#### [EXERCISE TASK]
Pull every line with the word "script" out of the entries below.
+++ DATA FOR THIS EXERCISE +++
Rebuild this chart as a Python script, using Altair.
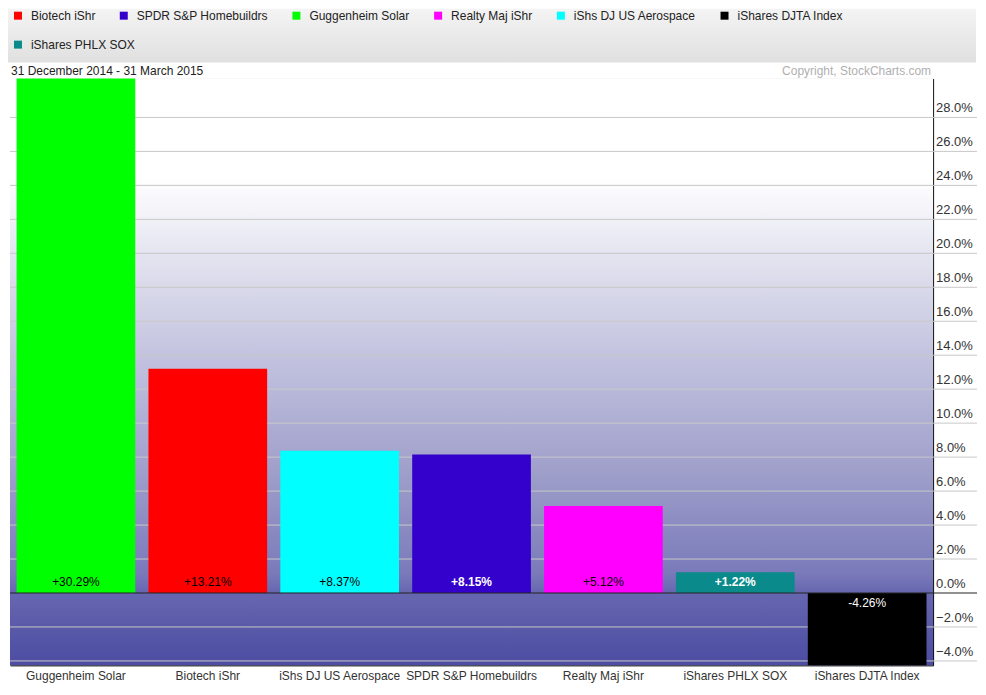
import altair as alt
import pandas as pd

# ---- data ----
names = ["Guggenheim Solar", "Biotech iShr", "iShs DJ US Aerospace", "SPDR S&P Homebuildrs",
         "Realty Maj iShr", "iShares PHLX SOX", "iShares DJTA Index"]
values = [30.29, 13.21, 8.37, 8.15, 5.12, 1.22, -4.26]
legend_order = ["Biotech iShr", "SPDR S&P Homebuildrs", "Guggenheim Solar", "Realty Maj iShr",
                "iShs DJ US Aerospace", "iShares DJTA Index", "iShares PHLX SOX"]
legend_colors = ["#ff0000", "#3300cc", "#00ff00", "#ff00ff", "#00ffff", "#000000", "#0a8a8a"]
legend_row1 = legend_order[:6]
legend_row2 = legend_order[6:]
y_ticks = [-4, -2, 0, 2, 4, 6, 8, 10, 12, 14, 16, 18, 20, 22, 24, 26, 28]
dark_labels = ["SPDR S&P Homebuildrs", "iShares PHLX SOX"]
title_text = "31 December 2014 - 31 March 2015"
copyright_text = "Copyright, StockCharts.com"

df = pd.DataFrame({"name": names, "value": values})
df["label"] = [("+" if v >= 0 else "") + f"{v:.2f}%" for v in values]
ticks_df = pd.DataFrame({"v": y_ticks})
one = pd.DataFrame({"a": [0]})

W, H = 925, 588
TICK = 44
FONT = "Liberation Sans"

yscale = alt.Scale(domain=[min(values), max(values)], nice=False, zero=False)
yaxis = alt.Axis(orient="right", title=None, grid=False, labels=False, ticks=False,
                 domainColor="#000", domainWidth=1)
xenc = alt.X("name:N", sort=names,
             scale=alt.Scale(paddingInner=0.1, paddingOuter=0.05),
             axis=alt.Axis(title=None, ticks=False, labelAngle=0, labelOverlap=False,
                           labelFontSize=12, labelColor="#333", labelFont=FONT,
                           labelPadding=5, domainColor="#000", domainWidth=1))
cscale = alt.Scale(domain=legend_order, range=legend_colors)


def legend(vals, ly):
    return alt.Legend(title=None, orient="none", legendX=2, legendY=ly, values=vals,
                      direction="horizontal",
                      symbolType="square", symbolSize=64, symbolStrokeWidth=0,
                      labelFontSize=12, labelColor="#222", labelFont=FONT,
                      labelOffset=7, columnPadding=22, padding=0)


plot_grad = alt.LinearGradient(
    gradient="linear", x1=0, x2=0, y1=0, y2=1,
    stops=[alt.GradientStop(color="#ffffff", offset=0),
           alt.GradientStop(color="#ffffff", offset=0.17),
           alt.GradientStop(color="#dcdcec", offset=0.34),
           alt.GradientStop(color="#bcbcdc", offset=0.51),
           alt.GradientStop(color="#9e9eca", offset=0.675),
           alt.GradientStop(color="#7a7aba", offset=0.843),
           alt.GradientStop(color="#6666b0", offset=0.877),
           alt.GradientStop(color="#4c4ca2", offset=1)])
head_grad = alt.LinearGradient(
    gradient="linear", x1=0, x2=0, y1=0, y2=1,
    stops=[alt.GradientStop(color="#f4f4f4", offset=0),
           alt.GradientStop(color="#e0e0e0", offset=1)])

header = alt.Chart(one).mark_rect(color=head_grad).encode(
    x=alt.value(-2), x2=alt.value(968), y=alt.value(-70), y2=alt.value(-16))
bg = alt.Chart(one).mark_rect(color=plot_grad).encode(
    x=alt.value(0), x2=alt.value(W), y=alt.value(0), y2=alt.value(H))

# gridlines that continue to the right as axis ticks
grid = alt.Chart(ticks_df).mark_rule(color="#c8c8c8", strokeWidth=1).encode(
    y=alt.Y("v:Q", scale=yscale, axis=yaxis), x=alt.value(0), x2=alt.value(W + TICK)
).transform_filter("datum.v != 0")

tick_labels = alt.Chart(ticks_df).transform_calculate(
    lab="format(datum.v, '.1f') + '%'"
).mark_text(align="left", baseline="bottom", dy=-2, fontSize=13, font=FONT, color="#333").encode(
    y=alt.Y("v:Q", scale=yscale), x=alt.value(W + 3), text="lab:N")

bars1 = alt.Chart(df).mark_bar(strokeWidth=0).encode(
    x=xenc,
    y=alt.Y("value:Q", scale=yscale),
    color=alt.Color("name:N", scale=cscale, legend=legend(legend_row1, -69)),
).transform_filter(alt.FieldOneOfPredicate(field="name", oneOf=legend_row1))

bars2 = alt.Chart(df).mark_bar(strokeWidth=0).encode(
    x=xenc,
    y=alt.Y("value:Q", scale=yscale),
    color=alt.Color("name:N", scale=cscale, legend=legend(legend_row2, -40)),
).transform_filter(alt.FieldOneOfPredicate(field="name", oneOf=legend_row2))

zero = alt.Chart(one).mark_rule(color="#222222", strokeWidth=1.2).encode(
    y=alt.datum(0, scale=yscale), x=alt.value(0), x2=alt.value(W + TICK))

pos_black = alt.Chart(df).mark_text(dy=-11, fontSize=12, font=FONT, color="#000").encode(
    x=alt.X("name:N", sort=names), y=alt.datum(0), text="label:N"
).transform_filter("datum.value >= 0 && indexof(%s, datum.name) < 0" % str(dark_labels))

pos_white = alt.Chart(df).mark_text(dy=-11, fontSize=12, font=FONT, color="#fff", fontWeight="bold").encode(
    x=alt.X("name:N", sort=names), y=alt.datum(0), text="label:N"
).transform_filter("datum.value >= 0 && indexof(%s, datum.name) >= 0" % str(dark_labels))

neg_white = alt.Chart(df).mark_text(dy=10, fontSize=12, font=FONT, color="#fff").encode(
    x=alt.X("name:N", sort=names), y=alt.datum(0), text="label:N"
).transform_filter("datum.value < 0")

title = alt.Chart(one).mark_text(align="left", baseline="middle", fontSize=12, font=FONT,
                                 color="#222", text=title_text).encode(
    x=alt.value(1), y=alt.value(-8))
copyright = alt.Chart(one).mark_text(align="right", baseline="middle", fontSize=12, font=FONT,
                                     color="#b0b0b0", text=copyright_text).encode(
    x=alt.value(923), y=alt.value(-8))

chart = alt.layer(header, bg, grid, tick_labels, bars1, bars2, zero, pos_black, pos_white, neg_white,
                  title, copyright).properties(
    width=W, height=H, padding={"left": 0, "top": 0, "right": 0, "bottom": 4}
).resolve_scale(color="independent").configure_view(stroke=None).configure(background="#ffffff")

chart.save("out.html", embed_options={"renderer": "svg", "actions": False})
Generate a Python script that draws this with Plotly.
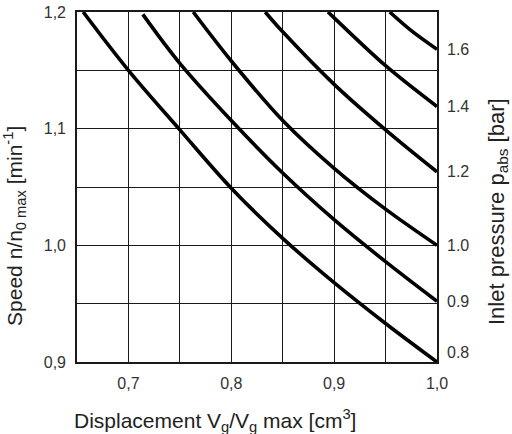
+++
#### [ANSWER FOR THE TASK]
Rebuild this chart as a Python script, using Altair.
Generate a Python script that draws this with Plotly.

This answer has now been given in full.